Your answer must consist solely of the number of lines that contain the word "with".

DATA SHOWN —
--- start ---

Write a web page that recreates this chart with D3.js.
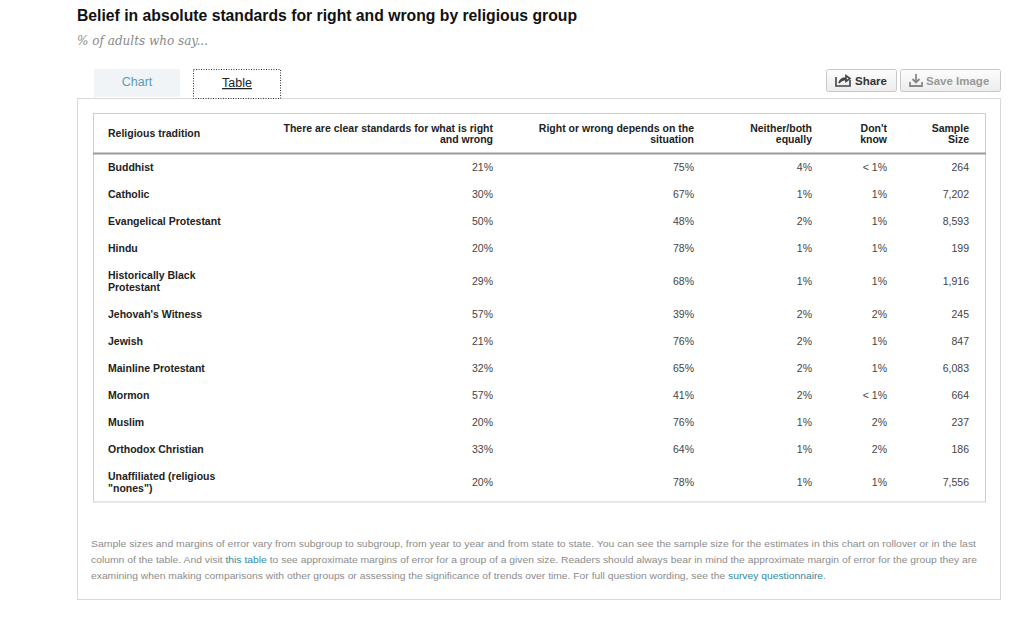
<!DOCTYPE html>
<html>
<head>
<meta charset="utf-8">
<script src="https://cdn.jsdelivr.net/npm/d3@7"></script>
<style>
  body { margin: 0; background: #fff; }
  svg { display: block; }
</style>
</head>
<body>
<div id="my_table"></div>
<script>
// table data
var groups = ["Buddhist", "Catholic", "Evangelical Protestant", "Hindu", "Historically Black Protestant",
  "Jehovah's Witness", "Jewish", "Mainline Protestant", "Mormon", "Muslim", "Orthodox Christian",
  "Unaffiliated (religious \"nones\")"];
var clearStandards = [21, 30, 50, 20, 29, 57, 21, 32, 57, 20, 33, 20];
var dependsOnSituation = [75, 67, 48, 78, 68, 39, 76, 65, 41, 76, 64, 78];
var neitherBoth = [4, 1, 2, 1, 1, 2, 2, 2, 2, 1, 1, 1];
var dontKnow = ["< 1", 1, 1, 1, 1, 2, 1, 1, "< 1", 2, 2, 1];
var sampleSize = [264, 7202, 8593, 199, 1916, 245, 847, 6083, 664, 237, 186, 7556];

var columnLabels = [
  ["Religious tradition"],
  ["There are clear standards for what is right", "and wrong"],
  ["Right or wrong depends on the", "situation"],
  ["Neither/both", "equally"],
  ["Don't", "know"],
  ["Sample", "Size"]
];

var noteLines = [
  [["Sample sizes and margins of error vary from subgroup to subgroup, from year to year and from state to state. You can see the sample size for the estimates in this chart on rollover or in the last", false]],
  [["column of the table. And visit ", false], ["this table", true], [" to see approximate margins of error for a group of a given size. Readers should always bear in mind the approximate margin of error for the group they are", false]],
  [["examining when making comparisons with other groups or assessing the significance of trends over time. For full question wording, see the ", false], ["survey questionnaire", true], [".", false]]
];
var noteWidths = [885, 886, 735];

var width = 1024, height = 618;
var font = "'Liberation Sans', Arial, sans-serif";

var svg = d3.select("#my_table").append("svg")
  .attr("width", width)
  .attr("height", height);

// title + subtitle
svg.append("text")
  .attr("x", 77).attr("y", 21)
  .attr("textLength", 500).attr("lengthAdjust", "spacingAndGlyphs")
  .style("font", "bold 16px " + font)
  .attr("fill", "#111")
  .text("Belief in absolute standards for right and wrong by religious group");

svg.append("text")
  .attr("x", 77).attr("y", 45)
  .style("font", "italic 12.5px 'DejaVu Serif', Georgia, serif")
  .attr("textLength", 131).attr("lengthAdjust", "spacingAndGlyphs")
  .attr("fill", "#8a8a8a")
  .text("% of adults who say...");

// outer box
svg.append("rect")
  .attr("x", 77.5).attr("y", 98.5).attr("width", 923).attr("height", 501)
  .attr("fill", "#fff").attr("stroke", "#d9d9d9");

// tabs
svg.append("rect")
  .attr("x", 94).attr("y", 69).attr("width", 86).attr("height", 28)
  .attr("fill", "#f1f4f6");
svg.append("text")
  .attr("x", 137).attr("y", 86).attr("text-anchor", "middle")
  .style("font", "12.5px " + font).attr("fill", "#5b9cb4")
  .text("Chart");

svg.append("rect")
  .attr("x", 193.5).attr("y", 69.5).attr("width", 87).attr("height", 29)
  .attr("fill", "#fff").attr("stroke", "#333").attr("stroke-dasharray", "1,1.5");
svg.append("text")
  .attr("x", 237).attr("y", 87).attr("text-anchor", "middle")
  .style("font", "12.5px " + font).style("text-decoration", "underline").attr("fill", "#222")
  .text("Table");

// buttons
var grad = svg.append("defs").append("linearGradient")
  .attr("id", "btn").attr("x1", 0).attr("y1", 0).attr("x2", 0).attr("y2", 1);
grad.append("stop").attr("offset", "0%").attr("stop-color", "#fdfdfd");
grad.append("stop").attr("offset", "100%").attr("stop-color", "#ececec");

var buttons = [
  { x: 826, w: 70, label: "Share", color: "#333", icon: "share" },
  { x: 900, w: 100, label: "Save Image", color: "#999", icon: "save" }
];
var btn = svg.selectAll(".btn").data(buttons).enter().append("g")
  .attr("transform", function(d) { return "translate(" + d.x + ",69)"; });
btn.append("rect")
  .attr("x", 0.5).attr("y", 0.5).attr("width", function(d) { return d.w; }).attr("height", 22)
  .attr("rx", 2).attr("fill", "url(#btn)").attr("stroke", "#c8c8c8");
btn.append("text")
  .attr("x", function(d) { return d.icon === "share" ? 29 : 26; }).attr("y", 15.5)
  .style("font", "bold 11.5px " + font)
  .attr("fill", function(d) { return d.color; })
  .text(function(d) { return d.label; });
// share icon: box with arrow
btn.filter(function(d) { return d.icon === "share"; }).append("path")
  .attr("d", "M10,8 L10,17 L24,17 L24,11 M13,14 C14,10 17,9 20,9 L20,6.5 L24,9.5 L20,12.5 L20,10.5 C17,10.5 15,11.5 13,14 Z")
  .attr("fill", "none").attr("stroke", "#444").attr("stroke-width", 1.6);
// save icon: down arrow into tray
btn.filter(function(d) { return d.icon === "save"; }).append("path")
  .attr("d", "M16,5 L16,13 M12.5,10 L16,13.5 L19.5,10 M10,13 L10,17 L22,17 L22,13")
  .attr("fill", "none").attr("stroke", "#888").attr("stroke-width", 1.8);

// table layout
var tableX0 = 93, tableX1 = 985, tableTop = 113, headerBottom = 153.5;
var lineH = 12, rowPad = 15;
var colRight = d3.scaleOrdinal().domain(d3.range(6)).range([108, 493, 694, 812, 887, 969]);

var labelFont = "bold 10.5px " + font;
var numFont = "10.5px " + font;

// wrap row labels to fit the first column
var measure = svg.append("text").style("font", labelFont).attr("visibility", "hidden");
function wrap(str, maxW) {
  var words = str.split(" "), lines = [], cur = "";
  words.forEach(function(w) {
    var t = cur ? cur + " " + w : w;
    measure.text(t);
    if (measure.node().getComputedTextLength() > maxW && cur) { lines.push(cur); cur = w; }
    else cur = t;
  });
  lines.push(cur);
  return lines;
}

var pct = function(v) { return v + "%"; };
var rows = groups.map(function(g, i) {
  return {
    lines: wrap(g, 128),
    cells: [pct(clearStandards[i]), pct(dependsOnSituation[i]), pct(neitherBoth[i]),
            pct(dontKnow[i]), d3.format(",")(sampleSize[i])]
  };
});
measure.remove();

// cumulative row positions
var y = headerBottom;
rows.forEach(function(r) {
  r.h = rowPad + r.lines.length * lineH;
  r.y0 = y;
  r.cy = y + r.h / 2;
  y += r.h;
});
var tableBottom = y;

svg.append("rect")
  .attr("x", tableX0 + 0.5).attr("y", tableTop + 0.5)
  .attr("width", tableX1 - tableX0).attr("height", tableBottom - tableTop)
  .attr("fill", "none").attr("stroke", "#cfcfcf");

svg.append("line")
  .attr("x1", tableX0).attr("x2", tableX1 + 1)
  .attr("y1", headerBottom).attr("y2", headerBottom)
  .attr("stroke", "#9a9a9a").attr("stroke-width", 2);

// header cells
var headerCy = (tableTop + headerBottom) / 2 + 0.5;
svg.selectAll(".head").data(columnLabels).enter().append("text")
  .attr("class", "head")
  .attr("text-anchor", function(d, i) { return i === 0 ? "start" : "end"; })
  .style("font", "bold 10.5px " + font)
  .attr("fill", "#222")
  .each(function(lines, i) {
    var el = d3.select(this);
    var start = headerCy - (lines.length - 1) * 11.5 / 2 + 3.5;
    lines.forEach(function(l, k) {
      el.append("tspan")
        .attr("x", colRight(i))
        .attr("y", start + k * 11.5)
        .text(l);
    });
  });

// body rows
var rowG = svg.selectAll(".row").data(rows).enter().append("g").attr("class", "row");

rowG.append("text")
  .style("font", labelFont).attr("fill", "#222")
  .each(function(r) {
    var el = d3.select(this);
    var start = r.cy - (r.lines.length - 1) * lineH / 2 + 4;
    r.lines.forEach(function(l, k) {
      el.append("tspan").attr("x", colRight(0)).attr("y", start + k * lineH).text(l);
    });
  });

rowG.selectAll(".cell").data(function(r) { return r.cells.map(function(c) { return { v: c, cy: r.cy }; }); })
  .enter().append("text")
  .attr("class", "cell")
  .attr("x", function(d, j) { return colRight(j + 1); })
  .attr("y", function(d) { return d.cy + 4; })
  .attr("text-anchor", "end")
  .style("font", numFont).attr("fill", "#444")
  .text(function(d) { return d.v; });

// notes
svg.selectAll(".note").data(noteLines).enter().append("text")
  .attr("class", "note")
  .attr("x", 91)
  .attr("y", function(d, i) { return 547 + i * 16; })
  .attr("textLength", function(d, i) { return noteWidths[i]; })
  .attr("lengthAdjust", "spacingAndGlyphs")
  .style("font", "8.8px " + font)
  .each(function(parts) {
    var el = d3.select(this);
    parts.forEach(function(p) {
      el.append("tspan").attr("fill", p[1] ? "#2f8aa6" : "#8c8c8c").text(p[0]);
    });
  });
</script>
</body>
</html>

--- end ---

SOLUTION FOR THIS TASK — 3